Во-вторых, в настоящее время ситуация в этом регионе чрезвычайно нестабильна. Афганистан и Таджикистан знают о фундаментализме не понаслышке, поэтому многих беспокоит оппортунистическое и весьма рискованное заигрывание с Талибаном, как беспокоила предполагаемая поддержка Ираном Партии исламского возрождения во время гражданской войны в Таджикистане. Вооруженные беспорядки продолжают истощать ресурсы и терпение таджикского правительства, становясь оправданием для дальнейшего притеснения религии. Наркотики из Афганистана и скверная охрана таджикских границ только усугубляют проблемы. Кроме того, глубоко укоренившиеся этнические разногласия угрожают положить конец попыткам установить мир в Афганистане и вновь разжечь гражданскую войну в Таджикистане.
В-третьих, экономическая ситуация в этих странах остается весьма сложной. Иностранная помощь составляет примерно 91% экономики Афганистана, а большая часть того, что остается, направляется на выращивание опия. Таджикистан, хотя во многих отношениях ситуация там более благоприятная, чем в Афганистане, считается самой бедной из бывших советских республик: по данным Всемирного банка, 47% его ВВП зависят от денежных переводов из других стран. В обоих государствах наблюдается системная коррупция, высокий уровень безработицы и нищеты, а также очевидная экономическая отсталость. Между тем, иранская экономика серьезно пострадала в результате санкций, введенных против этого государства в связи с его ядерной программой.
В-четвертых, стратегическое положение Афганистана и Таджикистана предполагает скорее установление баланса, чем формирование блока.
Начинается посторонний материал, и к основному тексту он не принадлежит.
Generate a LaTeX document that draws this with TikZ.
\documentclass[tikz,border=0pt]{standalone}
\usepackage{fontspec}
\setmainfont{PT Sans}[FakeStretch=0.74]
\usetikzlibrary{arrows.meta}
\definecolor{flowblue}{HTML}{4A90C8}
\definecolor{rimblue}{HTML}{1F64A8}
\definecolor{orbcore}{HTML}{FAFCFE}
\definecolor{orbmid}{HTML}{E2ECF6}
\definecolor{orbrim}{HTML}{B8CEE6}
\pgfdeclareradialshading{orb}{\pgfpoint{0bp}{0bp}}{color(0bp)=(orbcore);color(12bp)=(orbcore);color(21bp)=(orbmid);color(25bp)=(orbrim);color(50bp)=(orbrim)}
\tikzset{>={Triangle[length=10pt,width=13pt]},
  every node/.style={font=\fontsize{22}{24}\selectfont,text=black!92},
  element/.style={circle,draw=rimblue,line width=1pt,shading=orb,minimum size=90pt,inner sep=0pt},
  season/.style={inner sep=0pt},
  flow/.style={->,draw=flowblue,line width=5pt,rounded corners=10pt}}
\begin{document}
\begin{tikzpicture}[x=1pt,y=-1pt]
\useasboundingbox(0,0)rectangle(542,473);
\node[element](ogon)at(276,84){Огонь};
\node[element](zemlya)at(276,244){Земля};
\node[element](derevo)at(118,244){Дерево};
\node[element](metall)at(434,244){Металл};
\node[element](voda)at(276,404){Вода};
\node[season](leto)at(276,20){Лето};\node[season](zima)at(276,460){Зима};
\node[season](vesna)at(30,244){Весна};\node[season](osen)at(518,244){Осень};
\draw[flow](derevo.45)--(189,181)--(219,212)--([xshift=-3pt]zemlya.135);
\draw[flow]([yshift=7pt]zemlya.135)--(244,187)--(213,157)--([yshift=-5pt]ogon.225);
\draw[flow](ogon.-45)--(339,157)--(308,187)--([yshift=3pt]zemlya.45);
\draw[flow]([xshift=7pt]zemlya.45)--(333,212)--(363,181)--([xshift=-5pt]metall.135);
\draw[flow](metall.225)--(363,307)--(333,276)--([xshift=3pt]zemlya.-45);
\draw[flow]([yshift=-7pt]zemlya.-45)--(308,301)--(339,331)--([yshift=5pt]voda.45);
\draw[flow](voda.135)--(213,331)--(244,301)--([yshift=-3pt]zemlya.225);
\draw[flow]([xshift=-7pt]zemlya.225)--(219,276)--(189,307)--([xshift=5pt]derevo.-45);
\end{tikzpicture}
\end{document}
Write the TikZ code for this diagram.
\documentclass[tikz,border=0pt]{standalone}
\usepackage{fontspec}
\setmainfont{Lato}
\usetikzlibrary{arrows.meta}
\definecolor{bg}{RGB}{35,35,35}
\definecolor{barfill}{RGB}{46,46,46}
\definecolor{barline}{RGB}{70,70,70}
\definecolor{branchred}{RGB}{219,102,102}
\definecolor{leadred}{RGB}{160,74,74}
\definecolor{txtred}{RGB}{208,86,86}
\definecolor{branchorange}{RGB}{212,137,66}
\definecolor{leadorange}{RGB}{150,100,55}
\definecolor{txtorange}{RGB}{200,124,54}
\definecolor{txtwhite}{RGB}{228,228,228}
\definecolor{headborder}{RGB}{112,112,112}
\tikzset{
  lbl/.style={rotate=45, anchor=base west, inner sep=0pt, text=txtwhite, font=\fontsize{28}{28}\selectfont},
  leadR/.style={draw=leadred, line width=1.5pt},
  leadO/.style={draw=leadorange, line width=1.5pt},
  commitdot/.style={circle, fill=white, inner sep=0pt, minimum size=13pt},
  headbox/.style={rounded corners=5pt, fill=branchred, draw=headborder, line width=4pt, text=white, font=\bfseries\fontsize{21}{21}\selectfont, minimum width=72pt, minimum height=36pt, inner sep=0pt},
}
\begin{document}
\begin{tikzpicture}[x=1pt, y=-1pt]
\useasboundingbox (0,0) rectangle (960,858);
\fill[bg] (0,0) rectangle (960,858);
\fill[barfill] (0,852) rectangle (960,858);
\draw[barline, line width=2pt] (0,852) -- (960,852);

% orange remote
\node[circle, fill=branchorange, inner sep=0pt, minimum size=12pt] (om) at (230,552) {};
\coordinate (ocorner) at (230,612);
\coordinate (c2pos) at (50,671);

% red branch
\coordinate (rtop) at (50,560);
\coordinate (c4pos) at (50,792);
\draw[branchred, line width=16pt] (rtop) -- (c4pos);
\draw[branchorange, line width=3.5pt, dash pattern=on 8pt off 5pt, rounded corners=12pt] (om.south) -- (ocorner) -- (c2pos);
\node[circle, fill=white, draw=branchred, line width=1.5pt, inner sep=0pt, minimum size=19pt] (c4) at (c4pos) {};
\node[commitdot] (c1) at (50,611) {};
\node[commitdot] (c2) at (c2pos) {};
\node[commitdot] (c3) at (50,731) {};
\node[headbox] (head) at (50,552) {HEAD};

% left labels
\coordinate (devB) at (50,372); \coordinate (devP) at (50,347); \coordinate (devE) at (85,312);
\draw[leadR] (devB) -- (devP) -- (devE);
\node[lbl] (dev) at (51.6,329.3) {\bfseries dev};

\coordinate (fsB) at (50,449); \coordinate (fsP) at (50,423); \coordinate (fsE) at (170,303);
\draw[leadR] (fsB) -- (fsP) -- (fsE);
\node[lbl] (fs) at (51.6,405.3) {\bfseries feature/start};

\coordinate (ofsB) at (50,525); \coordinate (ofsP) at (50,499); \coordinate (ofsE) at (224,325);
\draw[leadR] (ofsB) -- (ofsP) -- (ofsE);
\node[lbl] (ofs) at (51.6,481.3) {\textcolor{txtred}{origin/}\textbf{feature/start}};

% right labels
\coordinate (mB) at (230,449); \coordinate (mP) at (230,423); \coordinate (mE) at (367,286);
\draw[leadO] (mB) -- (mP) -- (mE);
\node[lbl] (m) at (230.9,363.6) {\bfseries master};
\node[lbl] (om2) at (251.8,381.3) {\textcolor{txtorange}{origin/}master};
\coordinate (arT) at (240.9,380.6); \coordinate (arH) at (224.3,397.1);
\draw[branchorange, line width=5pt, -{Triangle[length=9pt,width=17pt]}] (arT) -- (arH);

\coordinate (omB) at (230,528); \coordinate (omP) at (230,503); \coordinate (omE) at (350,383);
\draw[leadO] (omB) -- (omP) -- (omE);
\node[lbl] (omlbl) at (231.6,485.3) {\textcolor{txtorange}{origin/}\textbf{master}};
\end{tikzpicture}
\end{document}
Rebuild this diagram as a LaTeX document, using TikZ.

Главной задачей, стоящей перед Афганистаном, до сих пор остается борьба с Талибаном и с мятежами под предводительством группировки Хаккани, что делает Пакистан, который их спонсирует, главным стратегическим противником Кабула. Правительство афганского президента Хамида Карзая последовательно укрепляло связи с Индией, однако это лишь позволило ему достичь такого же баланса, который существует в отношениях Кабула с Тегераном и Вашингтоном. Афганистану, которому приходится начинать практически с нуля, требуется столько благотворителей, сколько он сможет склонить на свою сторону путем дипломатии.
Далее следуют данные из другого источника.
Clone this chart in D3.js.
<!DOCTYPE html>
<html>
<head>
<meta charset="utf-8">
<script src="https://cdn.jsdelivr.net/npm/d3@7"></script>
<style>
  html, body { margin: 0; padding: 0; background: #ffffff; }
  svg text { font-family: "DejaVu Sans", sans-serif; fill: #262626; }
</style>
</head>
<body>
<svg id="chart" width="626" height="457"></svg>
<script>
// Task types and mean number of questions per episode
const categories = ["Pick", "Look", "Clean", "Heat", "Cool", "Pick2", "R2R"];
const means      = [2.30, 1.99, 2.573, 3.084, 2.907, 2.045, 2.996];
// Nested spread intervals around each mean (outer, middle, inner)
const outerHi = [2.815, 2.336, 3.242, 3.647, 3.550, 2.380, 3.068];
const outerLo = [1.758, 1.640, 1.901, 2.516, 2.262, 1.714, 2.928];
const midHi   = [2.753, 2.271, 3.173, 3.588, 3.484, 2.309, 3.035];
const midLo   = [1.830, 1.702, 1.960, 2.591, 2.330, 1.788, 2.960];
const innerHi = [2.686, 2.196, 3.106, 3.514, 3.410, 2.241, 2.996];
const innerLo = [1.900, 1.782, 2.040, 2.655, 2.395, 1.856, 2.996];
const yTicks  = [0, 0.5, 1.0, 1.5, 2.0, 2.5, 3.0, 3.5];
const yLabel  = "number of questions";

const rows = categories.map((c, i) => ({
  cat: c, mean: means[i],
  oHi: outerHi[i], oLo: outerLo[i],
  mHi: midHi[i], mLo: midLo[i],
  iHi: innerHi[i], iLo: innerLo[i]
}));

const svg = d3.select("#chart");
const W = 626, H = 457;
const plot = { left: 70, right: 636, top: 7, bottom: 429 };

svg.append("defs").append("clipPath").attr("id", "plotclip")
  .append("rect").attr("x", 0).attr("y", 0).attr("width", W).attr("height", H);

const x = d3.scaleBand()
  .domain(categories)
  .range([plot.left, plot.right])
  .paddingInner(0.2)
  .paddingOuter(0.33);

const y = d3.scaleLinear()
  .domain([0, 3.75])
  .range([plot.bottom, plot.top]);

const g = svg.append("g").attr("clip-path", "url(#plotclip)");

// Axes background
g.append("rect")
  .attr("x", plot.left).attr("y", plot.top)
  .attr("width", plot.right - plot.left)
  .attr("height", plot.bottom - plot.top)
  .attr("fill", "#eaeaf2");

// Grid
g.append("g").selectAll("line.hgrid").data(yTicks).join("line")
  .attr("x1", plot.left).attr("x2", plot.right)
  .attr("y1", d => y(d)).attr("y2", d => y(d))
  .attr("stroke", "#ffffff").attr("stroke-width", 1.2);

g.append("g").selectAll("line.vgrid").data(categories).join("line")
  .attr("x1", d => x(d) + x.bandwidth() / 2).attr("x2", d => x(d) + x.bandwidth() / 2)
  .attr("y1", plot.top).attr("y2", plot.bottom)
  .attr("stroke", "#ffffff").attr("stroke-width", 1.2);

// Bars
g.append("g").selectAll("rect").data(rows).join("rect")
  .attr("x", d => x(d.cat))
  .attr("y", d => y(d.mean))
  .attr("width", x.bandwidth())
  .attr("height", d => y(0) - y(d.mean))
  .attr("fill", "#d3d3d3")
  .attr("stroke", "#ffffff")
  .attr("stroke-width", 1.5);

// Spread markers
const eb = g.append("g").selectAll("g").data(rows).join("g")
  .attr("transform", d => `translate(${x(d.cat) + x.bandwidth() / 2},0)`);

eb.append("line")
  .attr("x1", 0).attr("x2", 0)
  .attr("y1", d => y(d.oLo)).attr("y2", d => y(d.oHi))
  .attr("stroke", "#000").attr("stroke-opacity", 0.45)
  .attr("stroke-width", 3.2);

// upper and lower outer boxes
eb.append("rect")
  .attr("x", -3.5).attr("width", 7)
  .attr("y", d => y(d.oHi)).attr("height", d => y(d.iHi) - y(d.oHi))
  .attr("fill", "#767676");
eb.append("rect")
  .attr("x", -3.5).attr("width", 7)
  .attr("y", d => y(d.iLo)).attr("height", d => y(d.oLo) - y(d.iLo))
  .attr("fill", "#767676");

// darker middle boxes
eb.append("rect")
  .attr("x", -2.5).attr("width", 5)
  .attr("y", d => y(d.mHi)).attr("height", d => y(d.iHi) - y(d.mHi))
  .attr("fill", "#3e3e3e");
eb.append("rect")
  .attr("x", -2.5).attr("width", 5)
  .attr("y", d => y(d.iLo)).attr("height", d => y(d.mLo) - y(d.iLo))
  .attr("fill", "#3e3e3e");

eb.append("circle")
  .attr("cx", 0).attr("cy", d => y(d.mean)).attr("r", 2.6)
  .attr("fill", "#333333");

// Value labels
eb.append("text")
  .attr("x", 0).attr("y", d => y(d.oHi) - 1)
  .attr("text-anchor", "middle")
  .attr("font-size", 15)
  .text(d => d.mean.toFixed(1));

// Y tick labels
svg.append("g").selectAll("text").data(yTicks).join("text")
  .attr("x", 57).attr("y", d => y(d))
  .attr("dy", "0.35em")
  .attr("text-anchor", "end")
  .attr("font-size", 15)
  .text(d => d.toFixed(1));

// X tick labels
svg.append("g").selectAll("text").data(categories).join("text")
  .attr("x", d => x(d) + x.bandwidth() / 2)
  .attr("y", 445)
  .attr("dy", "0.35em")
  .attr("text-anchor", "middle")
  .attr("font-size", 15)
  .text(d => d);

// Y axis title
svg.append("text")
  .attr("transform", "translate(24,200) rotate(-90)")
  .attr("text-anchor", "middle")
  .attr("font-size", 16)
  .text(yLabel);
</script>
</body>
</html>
Между тем, экономический застой в Таджикистане не дает ему выйти из тени России. Совсем недавно Кремль продлил свое военное присутствие в стране еще на несколько десятилетий, однако это помогает Душанбе сдерживать проникновение на свою территорию наркотиков и боевиков, сохранять баланс в отношениях с Узбекистаном и гарантировать продажи своей нефти, а также поступление денежных переводов из России. И хотя в Душанбе рады деньгам Ирана, стратегическая программа Тегерана у Таджикистана энтузиазма не вызывает.
Наконец, хотя в 1990-х годах пантюркизм не помог Турции завладеть позициями лидера в Средней Азии, более тесная интеграция персидских наций – в случае если преемник Ахмадинежада продолжит этот курс – может привести к объединению тюркских народов, что противоречит интересам Ирана.
Хотя в основе попыток расширить сферу влияния Ирана лежат его собственные интересы, они, тем не менее, способствовали появлению некоторой стабильности в Афганистане и Таджикистане. Если ему удастся вновь интегрироваться в мировое сообщество, Иран сможет превратиться в гораздо более мощную силу, способную внести конструктивные изменения в ситуацию в своем регионе.